[Source records]
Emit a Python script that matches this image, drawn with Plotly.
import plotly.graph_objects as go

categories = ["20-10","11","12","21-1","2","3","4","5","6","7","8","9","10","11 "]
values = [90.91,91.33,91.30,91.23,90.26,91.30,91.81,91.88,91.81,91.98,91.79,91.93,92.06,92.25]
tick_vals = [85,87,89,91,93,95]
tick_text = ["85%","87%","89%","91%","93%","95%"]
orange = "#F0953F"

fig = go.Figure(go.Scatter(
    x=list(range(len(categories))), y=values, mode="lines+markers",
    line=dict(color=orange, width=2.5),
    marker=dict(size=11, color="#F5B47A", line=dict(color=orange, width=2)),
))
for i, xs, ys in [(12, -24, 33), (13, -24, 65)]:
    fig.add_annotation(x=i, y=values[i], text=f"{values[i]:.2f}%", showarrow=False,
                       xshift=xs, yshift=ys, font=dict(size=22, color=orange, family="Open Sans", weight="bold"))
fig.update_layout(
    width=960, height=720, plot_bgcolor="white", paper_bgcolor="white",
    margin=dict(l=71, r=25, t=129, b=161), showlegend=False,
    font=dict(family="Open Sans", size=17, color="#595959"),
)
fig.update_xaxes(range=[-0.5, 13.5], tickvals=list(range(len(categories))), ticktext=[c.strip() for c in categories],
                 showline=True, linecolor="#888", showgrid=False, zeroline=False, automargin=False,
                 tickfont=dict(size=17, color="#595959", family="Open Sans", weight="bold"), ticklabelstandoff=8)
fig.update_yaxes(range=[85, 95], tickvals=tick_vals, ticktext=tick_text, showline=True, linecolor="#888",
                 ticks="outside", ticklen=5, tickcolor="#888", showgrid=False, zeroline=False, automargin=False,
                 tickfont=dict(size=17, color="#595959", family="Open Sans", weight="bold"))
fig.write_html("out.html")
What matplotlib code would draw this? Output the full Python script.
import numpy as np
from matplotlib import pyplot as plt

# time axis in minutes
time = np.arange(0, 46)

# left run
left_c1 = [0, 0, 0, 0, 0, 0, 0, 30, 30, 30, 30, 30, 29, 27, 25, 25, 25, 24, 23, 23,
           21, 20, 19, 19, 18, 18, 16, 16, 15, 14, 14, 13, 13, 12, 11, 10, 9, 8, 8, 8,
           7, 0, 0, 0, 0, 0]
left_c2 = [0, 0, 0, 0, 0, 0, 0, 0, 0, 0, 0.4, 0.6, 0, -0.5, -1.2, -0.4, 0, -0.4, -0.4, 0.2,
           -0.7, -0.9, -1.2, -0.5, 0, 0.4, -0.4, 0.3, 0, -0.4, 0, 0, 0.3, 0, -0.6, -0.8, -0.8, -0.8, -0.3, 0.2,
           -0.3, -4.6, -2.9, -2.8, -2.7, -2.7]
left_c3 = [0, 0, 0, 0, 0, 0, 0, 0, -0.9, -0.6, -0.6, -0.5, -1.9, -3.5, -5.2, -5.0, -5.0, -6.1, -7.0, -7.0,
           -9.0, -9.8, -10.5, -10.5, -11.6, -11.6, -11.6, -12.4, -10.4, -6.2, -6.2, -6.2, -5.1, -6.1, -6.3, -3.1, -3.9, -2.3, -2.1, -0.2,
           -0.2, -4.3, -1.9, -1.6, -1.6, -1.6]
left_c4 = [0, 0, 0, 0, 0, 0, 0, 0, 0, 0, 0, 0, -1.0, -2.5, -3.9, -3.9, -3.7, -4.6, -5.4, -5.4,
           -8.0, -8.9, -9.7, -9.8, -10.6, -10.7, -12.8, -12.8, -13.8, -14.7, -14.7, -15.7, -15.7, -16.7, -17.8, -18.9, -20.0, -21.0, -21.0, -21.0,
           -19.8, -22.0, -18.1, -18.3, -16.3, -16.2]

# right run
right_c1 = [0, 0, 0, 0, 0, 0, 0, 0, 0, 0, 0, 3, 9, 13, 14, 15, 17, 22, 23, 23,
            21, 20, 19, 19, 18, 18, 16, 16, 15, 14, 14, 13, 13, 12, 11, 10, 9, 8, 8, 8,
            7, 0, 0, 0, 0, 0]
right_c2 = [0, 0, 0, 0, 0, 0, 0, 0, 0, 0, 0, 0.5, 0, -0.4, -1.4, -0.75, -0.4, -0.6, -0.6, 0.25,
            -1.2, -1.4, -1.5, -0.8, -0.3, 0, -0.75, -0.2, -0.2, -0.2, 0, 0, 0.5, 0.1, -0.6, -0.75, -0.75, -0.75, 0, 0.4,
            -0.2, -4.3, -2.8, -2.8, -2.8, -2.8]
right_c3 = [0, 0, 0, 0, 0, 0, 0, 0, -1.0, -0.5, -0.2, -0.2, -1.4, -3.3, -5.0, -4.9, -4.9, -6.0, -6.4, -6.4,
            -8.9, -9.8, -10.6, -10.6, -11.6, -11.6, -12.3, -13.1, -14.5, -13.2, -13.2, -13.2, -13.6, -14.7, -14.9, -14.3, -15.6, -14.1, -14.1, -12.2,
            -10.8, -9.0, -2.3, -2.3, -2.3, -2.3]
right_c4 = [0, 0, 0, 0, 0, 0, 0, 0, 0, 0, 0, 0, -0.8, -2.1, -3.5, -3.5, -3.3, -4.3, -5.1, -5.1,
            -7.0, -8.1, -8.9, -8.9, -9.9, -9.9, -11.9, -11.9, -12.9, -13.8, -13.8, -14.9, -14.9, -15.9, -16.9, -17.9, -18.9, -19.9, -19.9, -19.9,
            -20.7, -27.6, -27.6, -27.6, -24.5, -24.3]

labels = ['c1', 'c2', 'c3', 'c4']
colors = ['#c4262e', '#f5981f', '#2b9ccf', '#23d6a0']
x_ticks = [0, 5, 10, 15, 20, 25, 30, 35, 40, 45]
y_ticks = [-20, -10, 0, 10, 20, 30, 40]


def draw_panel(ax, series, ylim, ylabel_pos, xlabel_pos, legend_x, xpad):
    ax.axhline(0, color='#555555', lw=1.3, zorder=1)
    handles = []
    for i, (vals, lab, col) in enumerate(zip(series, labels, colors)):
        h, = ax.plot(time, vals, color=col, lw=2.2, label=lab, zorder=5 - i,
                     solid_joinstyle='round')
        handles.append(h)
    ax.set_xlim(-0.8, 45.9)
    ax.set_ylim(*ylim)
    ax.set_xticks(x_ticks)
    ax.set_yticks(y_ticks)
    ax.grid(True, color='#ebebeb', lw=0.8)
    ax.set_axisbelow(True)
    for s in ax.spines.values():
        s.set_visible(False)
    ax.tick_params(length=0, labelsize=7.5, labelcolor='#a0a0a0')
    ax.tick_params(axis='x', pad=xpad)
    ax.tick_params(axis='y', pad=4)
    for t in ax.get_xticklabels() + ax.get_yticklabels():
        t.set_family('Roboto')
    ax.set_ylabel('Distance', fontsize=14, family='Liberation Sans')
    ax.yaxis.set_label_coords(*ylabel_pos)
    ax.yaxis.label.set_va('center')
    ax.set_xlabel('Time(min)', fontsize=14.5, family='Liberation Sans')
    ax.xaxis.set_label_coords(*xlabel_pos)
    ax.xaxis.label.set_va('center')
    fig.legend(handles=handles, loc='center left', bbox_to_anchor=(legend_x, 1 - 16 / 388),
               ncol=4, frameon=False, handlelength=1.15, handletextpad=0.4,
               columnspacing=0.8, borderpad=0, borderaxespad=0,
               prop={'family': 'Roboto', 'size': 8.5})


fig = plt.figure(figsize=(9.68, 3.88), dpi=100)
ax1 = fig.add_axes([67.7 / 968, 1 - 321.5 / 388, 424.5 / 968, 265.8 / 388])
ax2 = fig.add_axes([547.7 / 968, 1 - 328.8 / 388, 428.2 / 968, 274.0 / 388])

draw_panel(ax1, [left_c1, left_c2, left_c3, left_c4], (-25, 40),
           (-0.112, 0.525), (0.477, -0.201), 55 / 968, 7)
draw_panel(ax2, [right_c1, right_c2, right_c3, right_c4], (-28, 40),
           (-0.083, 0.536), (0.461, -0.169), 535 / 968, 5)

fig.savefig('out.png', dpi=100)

■ **Problem details**:
Leave out every line without the string "matplotlib" and copy the rest.

■ **Answer to this task**:
What matplotlib code would draw this? Output the full Python script.
from matplotlib import pyplot as plt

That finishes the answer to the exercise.